The event was well-attended, with former faculty, alums, and community members gathering to hear Boyd speak on his life as a lawyer, law professor, dean, and UI president.

Boyd came to the UI in 1954, serving as a professor in the law school. The building is now named after Boyd.

RELATED: University of Iowa history, told through the head Hawks’ eyes 

He served as president through a tumultuous time at the UI, as the institution began to grow in enrollment numbers as well as face a considerable number of student protests and resistance through the 1960s and early 1970s.

After reading from his memoir, Boyd took questions from the audience.

Audience member Ron Clark told Boyd he was a student during the early ’70s and was curious to know Boyd’s thoughts on current issues at the UI, including the Labor Center, which was nearly closed in 2018 because of a lack of funding.

Katie Goodale
Audience members, including former U.S. Rep. Jim Leach wait for former President of the University of Iowa Sandy Boyd during his reading at the Iowa City Public Library on July 28, 2019. Boyd’s memoir is titled A Life on the Middle West’s Never-Ending Frontier. (Katie Goodale/The Daily Iowan)

“In 1971, I was one of the people affected by the turmoil. I was pretty angry. In 1978, I came to grad school, [and] I was amazed by how much more effective of a president you were,” Clark said, to laughter from the audience. “One of the great gifts you’ve given to the university was the nonprofit center here, which is an underpraised, lesser-known institution that’s done great service for a number of nonprofits. What do you think is the future here for that kind of institution?”

RELATED: UI legend reflects on 50 years fighting for gender equality in intercollegiate athletics 

After spending 15 years as the director of the Field Museum of Studies in Chicago from 1981 to 1996, Boyd returned to the UI to teach law. During his return to the UI, Boyd was central in developing the Larned A. Waterman Iowa Nonprofit Resource Center, which provides education and resources for nonprofit organizations in Iowa.

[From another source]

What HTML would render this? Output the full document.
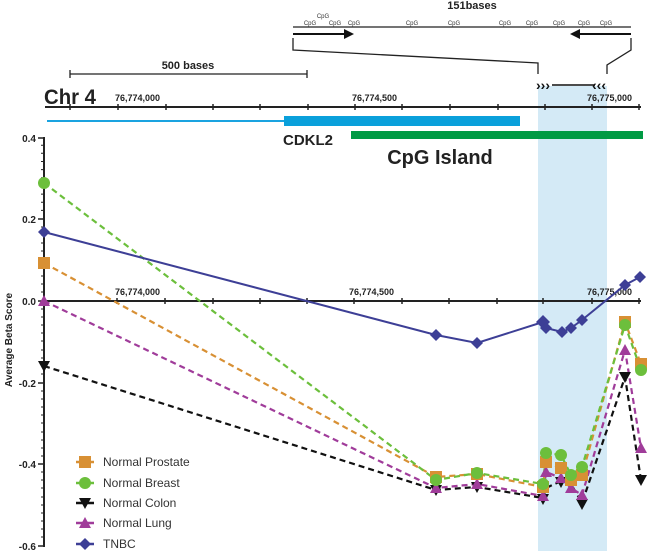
<!DOCTYPE html>
<html><head><meta charset="utf-8"><style>
html,body{margin:0;padding:0;background:#fff;}
svg{display:block;font-family:"Liberation Sans",Arial,sans-serif;}
</style></head><body>
<svg width="647" height="551" viewBox="0 0 647 551" xmlns="http://www.w3.org/2000/svg">
<rect x="538" y="86" width="69" height="465" fill="#d4eaf6"/>
<text x="472" y="9" font-size="11" font-weight="bold" text-anchor="middle" fill="#222">151bases</text>
<g font-size="6" fill="#333" text-anchor="middle">
<text x="310" y="25">CpG</text><text x="323" y="18">CpG</text><text x="335" y="25">CpG</text><text x="354" y="25">CpG</text>
<text x="412" y="25">CpG</text><text x="454" y="25">CpG</text><text x="505" y="25">CpG</text><text x="532" y="25">CpG</text>
<text x="559" y="25">CpG</text><text x="584" y="25">CpG</text><text x="606" y="25">CpG</text>
</g>
<line x1="293" y1="27" x2="631" y2="27" stroke="#222" stroke-width="1.3"/>
<line x1="293" y1="34" x2="346" y2="34" stroke="#111" stroke-width="2"/>
<polygon points="344,29 354,34 344,39" fill="#111"/>
<line x1="578" y1="34" x2="631" y2="34" stroke="#111" stroke-width="2"/>
<polygon points="580,29 570,34 580,39" fill="#111"/>
<polyline points="293,38 293,50 538,63 538,74" fill="none" stroke="#222" stroke-width="1.3"/>
<polyline points="631,38 631,50 607,65 607,74" fill="none" stroke="#222" stroke-width="1.3"/>
<text x="536" y="90" font-size="14" font-weight="bold" fill="#111">›››</text>
<line x1="552" y1="85" x2="595" y2="85" stroke="#111" stroke-width="1.5"/>
<text x="592" y="90" font-size="14" font-weight="bold" fill="#111">‹‹‹</text>
<text x="188" y="69" font-size="11" font-weight="bold" text-anchor="middle" fill="#222">500 bases</text>
<line x1="70" y1="74" x2="307" y2="74" stroke="#222" stroke-width="1.3"/>
<line x1="70" y1="70" x2="70" y2="78" stroke="#222" stroke-width="1.3"/>
<line x1="307" y1="70" x2="307" y2="78" stroke="#222" stroke-width="1.3"/>
<text x="44" y="104" font-size="21" font-weight="bold" fill="#222" textLength="52" lengthAdjust="spacingAndGlyphs">Chr 4</text>
<line x1="45" y1="107" x2="641" y2="107" stroke="#222" stroke-width="2"/>
<g stroke="#222" stroke-width="1.5">
<line x1="70" y1="104" x2="70" y2="110"/><line x1="118" y1="104" x2="118" y2="110"/><line x1="166" y1="104" x2="166" y2="110"/>
<line x1="213" y1="104" x2="213" y2="110"/><line x1="260" y1="104" x2="260" y2="110"/><line x1="308" y1="104" x2="308" y2="110"/>
<line x1="355" y1="104" x2="355" y2="110"/><line x1="402" y1="104" x2="402" y2="110"/><line x1="450" y1="104" x2="450" y2="110"/>
<line x1="498" y1="104" x2="498" y2="110"/><line x1="545" y1="104" x2="545" y2="110"/><line x1="592" y1="104" x2="592" y2="110"/>
<line x1="639" y1="104" x2="639" y2="110"/>
</g>
<g font-size="9" font-weight="bold" fill="#222">
<text x="115" y="101">76,774,000</text><text x="352" y="101">76,774,500</text><text x="587" y="101">76,775,000</text>
</g>
<line x1="47" y1="121" x2="285" y2="121" stroke="#1aa3e0" stroke-width="2"/>
<rect x="284" y="116" width="236" height="10" fill="#0aa0db"/>
<rect x="351" y="131" width="292" height="8" fill="#009a44"/>
<text x="283" y="145" font-size="15" font-weight="bold" fill="#222">CDKL2</text>
<text x="440" y="164" font-size="20" font-weight="bold" fill="#222" text-anchor="middle">CpG Island</text>
<line x1="44" y1="137" x2="44" y2="547" stroke="#222" stroke-width="2"/>
<g stroke="#222" stroke-width="1">
<path d="M41 145.2H44M41 153.3H44M41 161.5H44M41 169.6H44M41 177.8H44M41 186H44M41 194.1H44M41 202.3H44M41 210.4H44M41 227H44M41 235H44M41 243H44M41 251H44M41 259H44M41 268H44M41 276H44M41 284H44M41 292H44M41 309H44M41 317H44M41 325H44M41 333H44M41 341H44M41 350H44M41 358H44M41 366H44M41 374H44M41 391H44M41 399H44M41 407H44M41 415H44M41 423H44M41 432H44M41 440H44M41 448H44M41 456H44M41 472H44M41 480H44M41 488H44M41 497H44M41 505H44M41 513H44M41 521H44M41 529H44M41 537H44"/>
</g>
<g stroke="#222" stroke-width="1.5">
<line x1="38" y1="138" x2="44" y2="138"/><line x1="38" y1="219" x2="44" y2="219"/><line x1="38" y1="301" x2="44" y2="301"/>
<line x1="38" y1="383" x2="44" y2="383"/><line x1="38" y1="464" x2="44" y2="464"/><line x1="38" y1="546" x2="44" y2="546"/>
</g>
<g font-size="10" font-weight="bold" fill="#222" text-anchor="end">
<text x="36" y="142">0.4</text><text x="36" y="223">0.2</text><text x="36" y="305">0.0</text>
<text x="36" y="387">-0.2</text><text x="36" y="468">-0.4</text><text x="36" y="550">-0.6</text>
</g>
<text transform="translate(12,340) rotate(-90)" font-size="10" font-weight="bold" fill="#222" text-anchor="middle">Average Beta Score</text>
<line x1="44" y1="301" x2="641" y2="301" stroke="#222" stroke-width="2"/>
<g stroke="#222" stroke-width="1.5">
<line x1="117" y1="298" x2="117" y2="304"/><line x1="165" y1="298" x2="165" y2="304"/><line x1="213" y1="298" x2="213" y2="304"/>
<line x1="260" y1="298" x2="260" y2="304"/><line x1="307" y1="298" x2="307" y2="304"/><line x1="354" y1="298" x2="354" y2="304"/>
<line x1="402" y1="298" x2="402" y2="304"/><line x1="449" y1="298" x2="449" y2="304"/><line x1="497" y1="298" x2="497" y2="304"/>
<line x1="543" y1="298" x2="543" y2="304"/><line x1="592" y1="298" x2="592" y2="304"/><line x1="639" y1="298" x2="639" y2="304"/>
</g>
<g font-size="9" font-weight="bold" fill="#222">
<text x="115" y="295">76,774,000</text><text x="349" y="295">76,774,500</text><text x="587" y="295">76,775,000</text>
</g>
<g fill="none" stroke-width="2.2" stroke-dasharray="6,4">
<polyline stroke="#111" points="44,366 436,490 477,487 543,498 546,488 561,481 571,484 582,503 625,377 641,480"/>
<polyline stroke="#a03c9a" points="44,301 436,488 477,484 543,496 546,472 561,478 571,488 582,495 625,350 641,448"/>
<polyline stroke="#d89034" points="44,263 436,477 477,474 543,487 546,462 561,468 571,480 582,475 625,322 641,364"/>
<polyline stroke="#6cbf3c" points="44,183 436,480 477,473 543,484 546,453 561,455 571,475 582,467 625,325 641,370"/>
</g>
<polyline fill="none" stroke="#3d3f96" stroke-width="2" points="44,232 436,335 477,343 543,322 546,328 562,332 571,328 582,320 625,285 640,277"/>
<g fill="#111">
<polygon points="38,361 50,361 44,372"/><polygon points="430,485 442,485 436,496"/><polygon points="471,482 483,482 477,493"/>
<polygon points="537,494 549,494 543,505"/><polygon points="555,477 567,477 561,488"/><polygon points="576,499 588,499 582,510"/>
<polygon points="619,372 631,372 625,383"/><polygon points="635,475 647,475 641,486"/>
</g>
<g fill="#a03c9a">
<polygon points="38,306 50,306 44,295"/><polygon points="430,493 442,493 436,482"/><polygon points="471,489 483,489 477,478"/>
<polygon points="537,501 549,501 543,490"/><polygon points="540,477 552,477 546,466"/><polygon points="555,483 567,483 561,472"/>
<polygon points="565,493 577,493 571,482"/><polygon points="576,500 588,500 582,489"/><polygon points="619,355 631,355 625,344"/>
<polygon points="635,453 647,453 641,442"/>
</g>
<g fill="#d89034">
<rect x="38" y="257" width="12" height="12"/><rect x="430" y="471" width="12" height="12"/><rect x="471" y="468" width="12" height="12"/>
<rect x="537" y="481" width="12" height="12"/><rect x="540" y="456" width="12" height="12"/><rect x="555" y="462" width="12" height="12"/>
<rect x="565" y="474" width="12" height="12"/><rect x="576" y="469" width="12" height="12"/><rect x="619" y="316" width="12" height="12"/>
<rect x="635" y="358" width="12" height="12"/>
</g>
<g fill="#6cbf3c">
<circle cx="44" cy="183" r="6"/><circle cx="436" cy="480" r="6"/><circle cx="477" cy="473" r="6"/><circle cx="543" cy="484" r="6"/>
<circle cx="546" cy="453" r="6"/><circle cx="561" cy="455" r="6"/><circle cx="571" cy="475" r="6"/><circle cx="582" cy="467" r="6"/>
<circle cx="625" cy="325" r="6"/><circle cx="641" cy="370" r="6"/>
</g>
<g fill="#3d3f96">
<polygon points="44,226 50,232 44,238 38,232"/><polygon points="436,329 442,335 436,341 430,335"/><polygon points="477,337 483,343 477,349 471,343"/>
<polygon points="543,315 550,322 543,329 536,322"/><polygon points="546,322 552,328 546,334 540,328"/><polygon points="562,326 568,332 562,338 556,332"/>
<polygon points="571,322 577,328 571,334 565,328"/><polygon points="582,314 588,320 582,326 576,320"/><polygon points="625,279 631,285 625,291 619,285"/>
<polygon points="640,271 646,277 640,283 634,277"/>
</g>
<g stroke-width="2.5">
<line x1="76" y1="462" x2="94" y2="462" stroke="#d89034"/><line x1="76" y1="483" x2="94" y2="483" stroke="#6cbf3c"/>
<line x1="76" y1="503" x2="94" y2="503" stroke="#111"/><line x1="76" y1="523" x2="94" y2="523" stroke="#a03c9a"/>
<line x1="76" y1="544" x2="94" y2="544" stroke="#3d3f96"/>
</g>
<rect x="79" y="456" width="12" height="12" fill="#d89034"/>
<circle cx="85" cy="483" r="6" fill="#6cbf3c"/>
<polygon points="79,498 91,498 85,509" fill="#111"/>
<polygon points="79,528 91,528 85,517" fill="#a03c9a"/>
<polygon points="85,538 91,544 85,550 79,544" fill="#3d3f96"/>
<g font-size="12" fill="#333">
<text x="103" y="466">Normal Prostate</text><text x="103" y="487">Normal Breast</text><text x="103" y="507">Normal Colon</text>
<text x="103" y="527">Normal Lung</text><text x="103" y="548">TNBC</text>
</g>
</svg>
</body></html>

As for the Labor Center, Boyd said in this current legislative atmosphere, the center should rely on outside funding.

“I knew the day would come when some of these centers would have to be retrenched, because the primary thing is the teaching with the enrolled students,” Boyd said. “We protected ourselves — we got some other money and earned some … money and had an endowment so that we could go forward. Why I say that is: It means that if a center wants to stay in business, it’s got to do a lot of hard work to get it done, given the environment we’re in where the Legislature will always be cutting.”

Boyd also offered his opinion on the continuing role of greek life on campus, noting that while greek programs have a place at the UI, they shouldn’t revolve around drinking.

“I think it’s just insane to not have a program that’s more than just drinking,” he said.

Many of the audience’s questions referred to Boyd’s role in a time of a UI cultural of institutional change.

“Thank you for your early and constant support of women’s athletics and women in general,” Peggy Burke, a professor emerita in health science, told Boyd.